What is Cyber Liability Insurance?
Cyber-insurance is an insurance product used to protect businesses and individual users from Internet-based risks, and more generally from risks relating to information technology infrastructure and activities. Risks of this nature are typically excluded from traditional commercial general liability policies or at least are not specifically defined in traditional insurance products.
Coverage provided by cyber-insurance policies may include first-party coverage against losses such as data destruction, extortion, theft, hacking, and denial of service attacks; liability coverage indemnifying companies for losses to others caused, for example, by errors and omissions, failure to safeguard data, or defamation; and other benefits including regular security-audit, post-incident public relations and investigative expenses, and criminal reward funds.
Benefits of Cyber-Insurance
Because the cyber insurance market in many countries is relatively small compared to other insurance products, its overall impact on emerging cyber threats is difficult to quantify. As the impact to people and businesses from cyber threats is also relatively broad when compared to the scope of protection provided by insurance products, insurance companies continue to develop their services.

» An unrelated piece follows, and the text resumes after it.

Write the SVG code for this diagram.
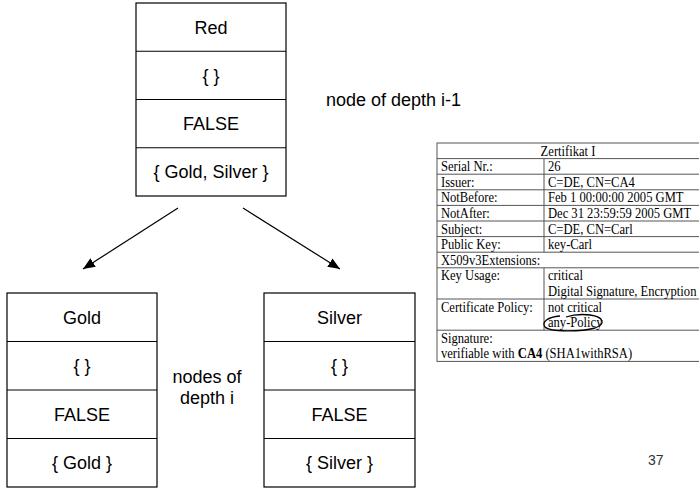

As insurers pay out on cyber-losses, as these threats also develop and change, insurance products are increasingly being purchased alongside existing IT security services. Indeed, the underwriting criteria for insurers to offer cyber insurance products is also early in development and underwriters are actively partnering with IT security companies to develop their products.

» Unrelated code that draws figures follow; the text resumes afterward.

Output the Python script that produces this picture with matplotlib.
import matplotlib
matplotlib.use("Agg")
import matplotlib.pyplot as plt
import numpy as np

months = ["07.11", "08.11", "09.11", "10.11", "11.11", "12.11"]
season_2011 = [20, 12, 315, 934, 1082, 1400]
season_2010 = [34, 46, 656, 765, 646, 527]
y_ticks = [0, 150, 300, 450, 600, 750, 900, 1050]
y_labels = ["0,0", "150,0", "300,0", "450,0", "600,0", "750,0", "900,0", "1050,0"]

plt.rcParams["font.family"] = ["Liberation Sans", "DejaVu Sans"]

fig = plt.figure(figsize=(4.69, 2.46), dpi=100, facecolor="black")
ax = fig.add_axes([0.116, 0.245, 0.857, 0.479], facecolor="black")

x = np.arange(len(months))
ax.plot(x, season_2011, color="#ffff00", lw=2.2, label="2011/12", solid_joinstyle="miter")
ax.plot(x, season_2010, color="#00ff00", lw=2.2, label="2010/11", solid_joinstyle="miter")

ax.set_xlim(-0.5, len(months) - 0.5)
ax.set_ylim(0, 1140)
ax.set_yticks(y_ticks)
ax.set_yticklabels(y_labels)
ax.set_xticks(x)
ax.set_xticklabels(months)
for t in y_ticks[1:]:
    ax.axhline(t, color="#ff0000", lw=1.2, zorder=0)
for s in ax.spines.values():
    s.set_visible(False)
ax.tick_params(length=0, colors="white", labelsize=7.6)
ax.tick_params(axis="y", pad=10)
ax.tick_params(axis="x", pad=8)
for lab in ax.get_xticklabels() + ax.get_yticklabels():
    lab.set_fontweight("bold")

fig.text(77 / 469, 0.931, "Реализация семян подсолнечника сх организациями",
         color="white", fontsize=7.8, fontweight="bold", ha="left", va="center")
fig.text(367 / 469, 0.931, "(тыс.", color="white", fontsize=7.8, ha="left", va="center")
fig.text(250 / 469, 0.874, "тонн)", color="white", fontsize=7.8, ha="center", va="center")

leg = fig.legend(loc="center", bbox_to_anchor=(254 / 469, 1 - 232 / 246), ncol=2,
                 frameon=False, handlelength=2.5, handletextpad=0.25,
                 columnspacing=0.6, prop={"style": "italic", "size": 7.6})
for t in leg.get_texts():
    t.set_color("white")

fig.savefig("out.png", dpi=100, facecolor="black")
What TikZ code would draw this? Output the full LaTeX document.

As well as directly improving security, cyber-insurance is enormously beneficial in the event of a large-scale security incident. Insurance provides a smooth funding mechanism for recovery from major losses, helping businesses to return to normal and reducing the need for government assistance. Finally, insurance allows cyber-security risks to be distributed fairly, with higher premiums for companies whose expected loss from such risks is greater. This avoids potentially dangerous concentration of risk while also preventing free-riding.